Tactically speaking, it was a waste of equipment and manpower as well as a massive risk. They just hated this monument that much.
That a book was published in 1898 about an ocean liner called the Titan that sank after striking an iceberg with almost all passengers dying due to there being a lack of lifeboats on board.
14 years later, almost the exact thing happened in real life with the Titanic.
Eerie coincidence at the least.
Andrew Jacksons Parrot
Andrew Jackson had a pet parrot whom he trained to spew obscenities.
And the parrot got kicked out of the funeral because it wouldn't stop swearing.
Columbus Was Even Worse Than You Think
Columbus was arrested for being a terrible governor.
"Following his first voyage, Columbus was appointed Viceroy and Governor of the Indies under the terms of the Capitulations of Santa Fe. In practice, this primarily entailed the administration of the colonies in the island of Hispaniola, whose capital was established in Santo Domingo. By the end of his third voyage, Columbus was physically and mentally exhausted, his body wracked by arthritis and his eyes by ophthalmia. In October 1499, he sent two ships to Spain, asking the Court of Spain to appoint a royal commissioner to help him govern.

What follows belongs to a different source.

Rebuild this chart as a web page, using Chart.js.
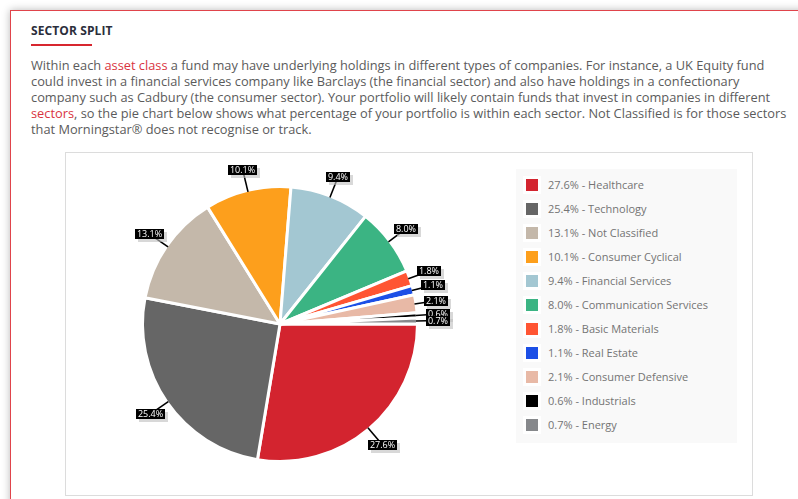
<!DOCTYPE html>
<html>
<head>
<meta charset="utf-8">
<script src="https://cdn.jsdelivr.net/npm/chart.js@4.4.1/dist/chart.umd.min.js"></script>
<style>
  html, body { margin: 0; padding: 0; background: #fff; width: 798px; height: 499px; overflow: hidden; position: relative; font-family: "Open Sans", sans-serif; }
  #card { position: absolute; left: 10px; top: 10px; width: 840px; height: 600px; border: 1px solid #e0444b; box-shadow: 0 0 8px rgba(0,0,0,0.28); background: #fff; }
  #title { position: absolute; left: 31px; top: 23px; font-size: 12px; line-height: 16px; font-weight: 700; color: #2b2e3b; letter-spacing: 0.1px; }
  #rule { position: absolute; left: 31px; top: 44px; width: 61px; height: 2px; background: #d7262f; }
  #para { position: absolute; left: 31px; top: 57px; font-size: 12.8px; line-height: 16px; color: #5b5b5b; white-space: nowrap; }
  #para a { color: #d9343f; text-decoration: none; }
  #box { position: absolute; left: 65px; top: 152px; width: 688px; height: 344px; border: 1px solid #dcdcdc; box-sizing: border-box; }
  #pie { position: absolute; left: 66px; top: 153px; }
  #legend { position: absolute; left: 516px; top: 169px; width: 221px; height: 274px; background: #f9f9f9; }
  .item { position: absolute; left: 0; height: 24px; line-height: 24px; font-size: 11px; color: #747474; white-space: nowrap; }
  .sw { position: absolute; left: 7px; top: 3px; width: 12px; height: 12px; border: 3px solid #fff; }
  .lt { position: absolute; left: 32px; top: 0; }
</style>
</head>
<body>
<div id="card"></div>
<div id="title">SECTOR SPLIT</div>
<div id="rule"></div>
<div id="para">Within each <a>asset class</a> a fund may have underlying holdings in different types of companies. For instance, a UK Equity fund<br>could invest in a financial services company like Barclays (the financial sector) and also have holdings in a confectionary<br>company such as Cadbury (the consumer sector). Your portfolio will likely contain funds that invest in companies in different<br><a>sectors</a>, so the pie chart below shows what percentage of your portfolio is within each sector. Not Classified is for those sectors<br>that Morningstar® does not recognise or track.</div>
<div id="box"></div>
<canvas id="pie" width="440" height="342"></canvas>
<div id="legend"></div>
<script>
const sectors = ["Healthcare", "Technology", "Not Classified", "Consumer Cyclical", "Financial Services", "Communication Services", "Basic Materials", "Real Estate", "Consumer Defensive", "Industrials", "Energy"];
const percentages = [27.6, 25.4, 13.1, 10.1, 9.4, 8.0, 1.8, 1.1, 2.1, 0.6, 0.7];
const sliceColors = ["#d3242f", "#666666", "#c4b8aa", "#fd9f1c", "#a3c7d2", "#3bb483", "#ff5533", "#1c4fe6", "#e8b9a6", "#000000", "#86888b"];

// legend built from the data arrays
const legend = document.getElementById('legend');
sectors.forEach((name, i) => {
  const row = document.createElement('div');
  row.className = 'item';
  row.style.top = (4 + i * 24) + 'px';
  const sw = document.createElement('div');
  sw.className = 'sw';
  sw.style.background = sliceColors[i];
  const t = document.createElement('div');
  t.className = 'lt';
  t.textContent = percentages[i].toFixed(1) + '% - ' + name;
  row.appendChild(sw); row.appendChild(t);
  legend.appendChild(row);
});

const calloutLabels = {
  id: 'calloutLabels',
  afterDatasetsDraw(chart) {
    const ctx = chart.ctx;
    const meta = chart.getDatasetMeta(0);
    const items = [];
    const font = '9px "Open Sans", sans-serif';
    meta.data.forEach((arc, i) => {
      const p = arc.getProps(['x', 'y', 'startAngle', 'endAngle', 'outerRadius'], true);
      const mid = (p.startAngle + p.endAngle) / 2;
      const c = Math.cos(mid), s = Math.sin(mid);
      const lr = p.outerRadius + 20.5;
      const text = percentages[i].toFixed(1) + '%';
      ctx.font = font;
      const w = Math.round(ctx.measureText(text).width) + 4;
      const h = 10;
      const cx = p.x + c * lr, cy = p.y + s * lr;
      items.push({ text, w, h, cx, cy, x0: p.x + c * (p.outerRadius - 1.5), y0: p.y + s * (p.outerRadius - 1.5) });
    });
    ctx.save();
    items.forEach(it => {
      ctx.strokeStyle = '#000';
      ctx.lineWidth = 1.6;
      ctx.beginPath();
      ctx.moveTo(it.x0, it.y0);
      ctx.lineTo(it.cx, it.cy);
      ctx.stroke();
      const bx = Math.round(it.cx - it.w / 2), by = Math.round(it.cy - it.h / 2);
      ctx.fillStyle = 'rgba(190,190,190,0.6)';
      ctx.fillRect(bx + 3, by + 3, it.w, it.h);
      ctx.fillStyle = '#000';
      ctx.fillRect(bx, by, it.w, it.h);
      ctx.fillStyle = '#fff';
      ctx.font = font;
      ctx.textAlign = 'center';
      ctx.textBaseline = 'middle';
      ctx.fillText(it.text, bx + it.w / 2, by + it.h / 2 + 0.5);
    });
    ctx.restore();
  }
};

new Chart(document.getElementById('pie'), {
  type: 'pie',
  data: {
    labels: sectors,
    datasets: [{
      data: percentages,
      backgroundColor: sliceColors,
      borderColor: '#ffffff',
      borderWidth: 3,
      hoverBorderWidth: 3,
      hoverOffset: 0
    }]
  },
  options: {
    responsive: false,
    animation: false,
    events: [],
    rotation: 90,
    layout: { padding: { left: 75, right: 87, top: 32, bottom: 32 } },
    plugins: { legend: { display: false }, tooltip: { enabled: false } }
  },
  plugins: [calloutLabels]
});
</script>
</body>
</html>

By this time, accusations of tyranny and incompetence on the part of Columbus had also reached the Court. Queen Isabella and King Ferdinand responded by removing Columbus from power and replacing him with Francisco de Bobadilla, a member of the Order of Calatrava. Bobadilla, who ruled as governor from 1500 until his death in a storm in 1502, had also been tasked by the Court with investigating the accusations of brutality made against Columbus. Arriving in Santo Domingo while Columbus was away in the explorations of his third voyage, Bobadilla was immediately met with complaints about all three Columbus brothers: Christopher, Bartolomeo, and Diego. Bobadilla reported to Spain that Columbus regularly used torture and mutilation to govern Hispaniola. The 48-page report, found in 2006 in the national archive in the Spanish city of Simancas, contains testimonies from 23 people, including both enemies and supporters of Columbus, about the treatment of colonial subjects by Columbus and his brothers during his seven-year rule.
According to the report, Columbus once punished a man found guilty of stealing corn by having his ears and nose cut off and then selling him into slavery. Testimony recorded in the report stated that Columbus congratulated his brother Bartolomeo on "defending the family" when the latter ordered a woman paraded naked through the streets and then had her tongue cut out for suggesting that Columbus was of lowly birth. The document also describes how Columbus put down native unrest and revolt; he first ordered a brutal crackdown in which many natives were killed and then paraded their dismembered bodies through the streets in an attempt to discourage further rebellion."Columbus's government was characterised by a form of tyranny," Consuelo Varela, a Spanish historian who has seen the document, told journalists. "Even those who loved him had to admit the atrocities that had taken place."
Because of their gross misgovernance, Columbus and his brothers were arrested and imprisoned upon their return to Spain from the third voyage. They lingered in jail for six weeks before King Ferdinand ordered their release. Not long after, the king and queen summoned the Columbus brothers to the Alhambra palace in Granada. There, the royal couple heard the brothers' pleas; restored their freedom and wealth; and, after much persuasion, agreed to fund Columbus's fourth voyage. But the door was firmly shut on Columbus's role as governor. Henceforth Nicolás de Ovando y Cáceres was to be the new governor of the West Indies."
Australians fought a war against emus and lost, and I think that's goddamn beautiful.